The principle that the state may not criminally prosecute the same defendant twice for the same conduct—known in most of the world as ne bis in idem (“not twice for the same thing”), and known in the United States as the prohibition on “double jeopardy”—is well-settled and uncontroversial, at least in Western democracies. Much more controversial is whether that principle protects a defendant prosecuted by one country from prosecution by a different country for the same (or closely related) conduct. This question is of particular importance in the context of transnational bribery, where the same conduct might violate the criminal laws of multiple governments. As I discussed in my last post, in Europe, a mix of domestic legislation, international treaties, and court decisions have established an international version of the ne bis in idem principle, providing companies with a reasonable assurance that if they are prosecuted in one European country, they are shielded from further prosecution in another. In contrast, in the United States the prohibition on double jeopardy has been consistently interpreted to prohibit only multiple prosecutions by the same sovereign. US laws thus offer no protection against re-prosecution in the United States after a prosecution abroad.

The power of US prosecutors to go after companies that have already been prosecuted in other countries is enhanced by other powers that European prosecutors can only dream about. As noted in an earlier post, a US prosecutor can pursue a corporation when anyone within that corporation can be shown to have committed a crime, giving the prosecutor considerable leverage. US prosecutors also have finely tuned procedural mechanisms, such as deferred prosecution agreements (DPAs) and non-prosecution agreements (NPAs), that are only tentatively being explored in other countries, such as the United Kingdom and France. The DOJ regularly asserts aggressive notions of its territorial powers, claiming, for example, that the use of dollars as the currency of an illegal transaction may subject the participants to US prosecution. US prosecutors have essentially unreviewable discretion their investigative decisions, because unlike many countries in Europe, criminal investigations (and, crucially, the decision to charge) are not supervised or reviewed by judges, as the DC Circuit has recently held.

Taken together, these circumstances risk causing two problems:

First, multinationals may well conclude that when their activities implicate the interests of multiple countries, US prosecutors will be the “ultimate arbiter” of the “adequacy” of criminal outcomes in other countries and will second-guess such outcomes even if the first country has a greater interest in the matter. Even non-US companies with few contacts with the US may thus be tempted to negotiate first with US prosecutors and deal with their home prosecutors later, to the annoyance of the latter. Second, the continued assertion of a perceived US “hegemony” may have unpredictable effects on relationships and cooperation with foreign authorities. In France, for example, the public discussion of the proposed revision to French law on bribery prosecutions (the so-called Loi Sapin II) includes frequent comments that the DOJ targets non-US companies for prosecution only in order to protect US economic interests, and additional French legislation to address perceived US overreach in this area is being considered.

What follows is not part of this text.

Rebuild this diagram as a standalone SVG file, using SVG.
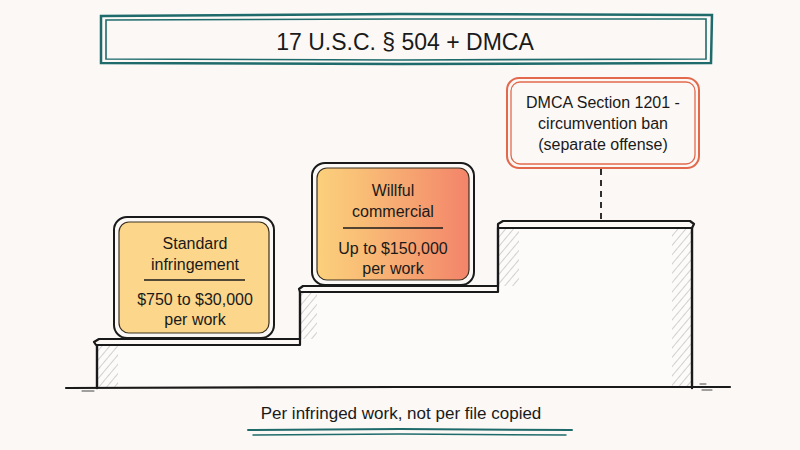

In this context, it would be good international policy and sound common sense if the DOJ were to demonstrate not only that it is committed to cooperating with its foreign counterparts, but that even in the absence of a “double jeopardy” principle it will respect non-US outcomes reached in good faith. In this the DOJ falls short in two important respects:

  • First, while the DOJ issues detailed “guidelines” on a number of subjects relative to pursuing corporations in general and to corruption investigations in particular, one can look in vain in its published material for any statement how it evaluates the “adequacy” of non-US outcomes and the circumstances under which it will defer to them. This does not appear to be an oversight. Rather, the DOJ seems to have found it difficult to articulate such standards, as revealed by the unusually vague comments senior officials have given when publicly asked for their position on this question. A senior DOJ official recently noted that the Department’s relationship with foreign prosecutors on this subject is a “work in progress” and that the DOJ will “concentrate resources” on “making cases in countries where you may see less activity on the country’s own part.”
  • Second, the Department’s track record is not clear. In 2014, after a two-year investigation by the DOJ, the Netherlands company SBM Offshore announced that it had reached a negotiated outcome with the Dutch authorities; the next day, the DOJ announced that it would no longer pursue SBM – which caused the company’s shares to appreciate rapidly, and gave hope to European prosecutors that the DOJ would respect similar outcomes. More recently, however, the DOJ has indicated that the DPA signed with Dutch company VimpelCom – in which the DOJ and Dutch authorities split the relevant fines 50/50 – is its model of choice for multi-national prosecutions.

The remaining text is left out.